Viel spricht für einen strukturellen Neubeginn einer Kulturpolitik, die darauf setzt, den Kulturbetrieb
wieder ins Zentrum des Geschehens zu rücken. Eine solche kann sich nicht darauf beschränken, Schlimmeres zu verhindern, sondern
stellt den Anspruch – gegen den herrschenden Trend grassierender Fortschrittsermüdung – mit Schwerpunktsetzungen überzeugende
Wege in eine bessere Zukunft zu weisen.
Manche Bestandteile einer Zukunftsorientierung lassen sich bereits jetzt an der
zunehmenden Einbeziehung neuer, scheinbar außerkünstlerischer Kriterien in die genuin künstlerische Qualitätsdiskussion erkennen.
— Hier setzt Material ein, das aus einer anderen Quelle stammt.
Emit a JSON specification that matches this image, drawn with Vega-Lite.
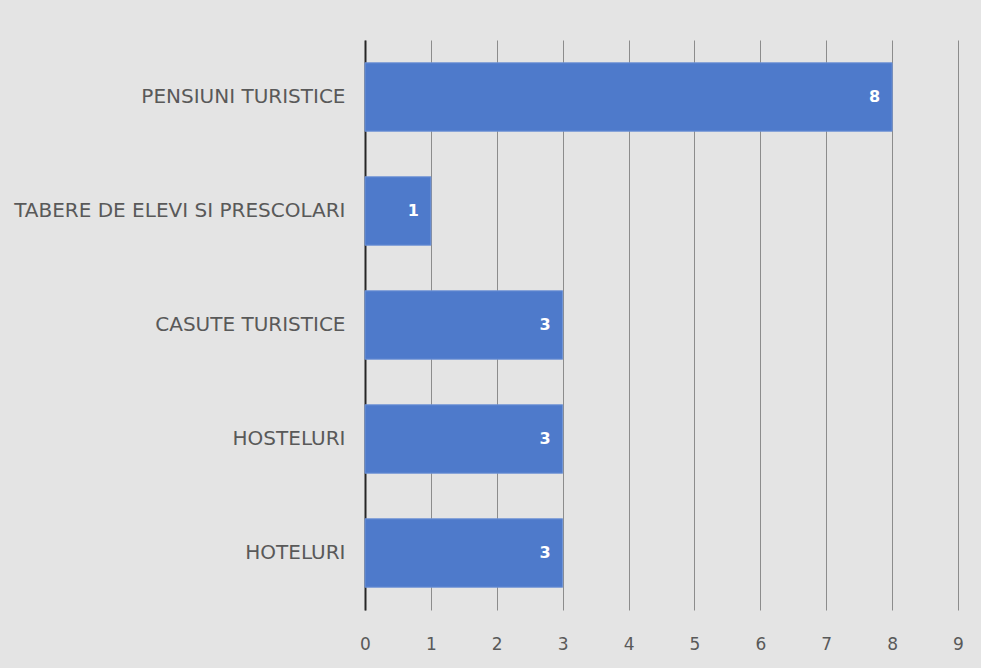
{
  "$schema": "https://vega.github.io/schema/vega-lite/v6.json",
  "width": 593,
  "height": 570,
  "autosize": "none",
  "padding": {"left": 365, "top": 40, "right": 23, "bottom": 58},
  "background": "#e4e4e4",
  "config": {"view": {"stroke": null}, "font": "DejaVu Sans"},
  "data": {"values": [
    {"cat": "PENSIUNI TURISTICE", "n": 8},
    {"cat": "TABERE DE ELEVI SI PRESCOLARI", "n": 1},
    {"cat": "CASUTE TURISTICE", "n": 3},
    {"cat": "HOSTELURI", "n": 3},
    {"cat": "HOTELURI", "n": 3}
  ]},
  "encoding": {
    "y": {"field": "cat", "type": "nominal", "sort": null,
      "scale": {"paddingInner": 0.4, "paddingOuter": 0.2},
      "axis": {"title": null, "ticks": false, "domainColor": "#262626", "domainWidth": 2, "labelFontSize": 20, "labelColor": "#595959", "labelPadding": 20, "labelFont": "DejaVu Sans", "labelLimit": 400}},
    "x": {"field": "n", "type": "quantitative",
      "scale": {"domain": [0, 9], "nice": false},
      "axis": {"title": null, "values": [0,1,2,3,4,5,6,7,8,9], "labelOverlap": false, "domain": false, "ticks": false, "grid": true, "gridColor": "#8c8c8c", "gridWidth": 1, "labelFontSize": 17, "labelColor": "#595959", "labelPadding": 26, "labelFont": "DejaVu Sans", "labelFlush": false}}
  },
  "layer": [
    {"mark": {"type": "bar", "color": "#4e7acb", "stroke": "#6f93d6", "strokeWidth": 1}},
    {"mark": {"type": "text", "align": "right", "dx": -12, "color": "white", "fontWeight": "bold", "fontSize": 16, "baseline": "middle"},
     "encoding": {"text": {"field": "n", "type": "quantitative"}}}
  ]
}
Diese reichen von Aspekten der Nachhaltigkeit, Ressourcennutzung, Innovationskraft, Stadtentwicklung inklusive der Berücksichtigung
sozialer Vielfalt bis hin zu neuen Beschäftigungsformen inklusive einer gerechteren Entlohnung der im Kulturbetrieb Tätigen.
Der strategische RahmenIn vielen Gebietskörperschaften ist die Kulturpolitik dabei,
sich strategisch neu aufzustellen, ihre Ziele neu zu definieren und geeignete Maßnahmen zu ihrer Umsetzung zu verhandeln.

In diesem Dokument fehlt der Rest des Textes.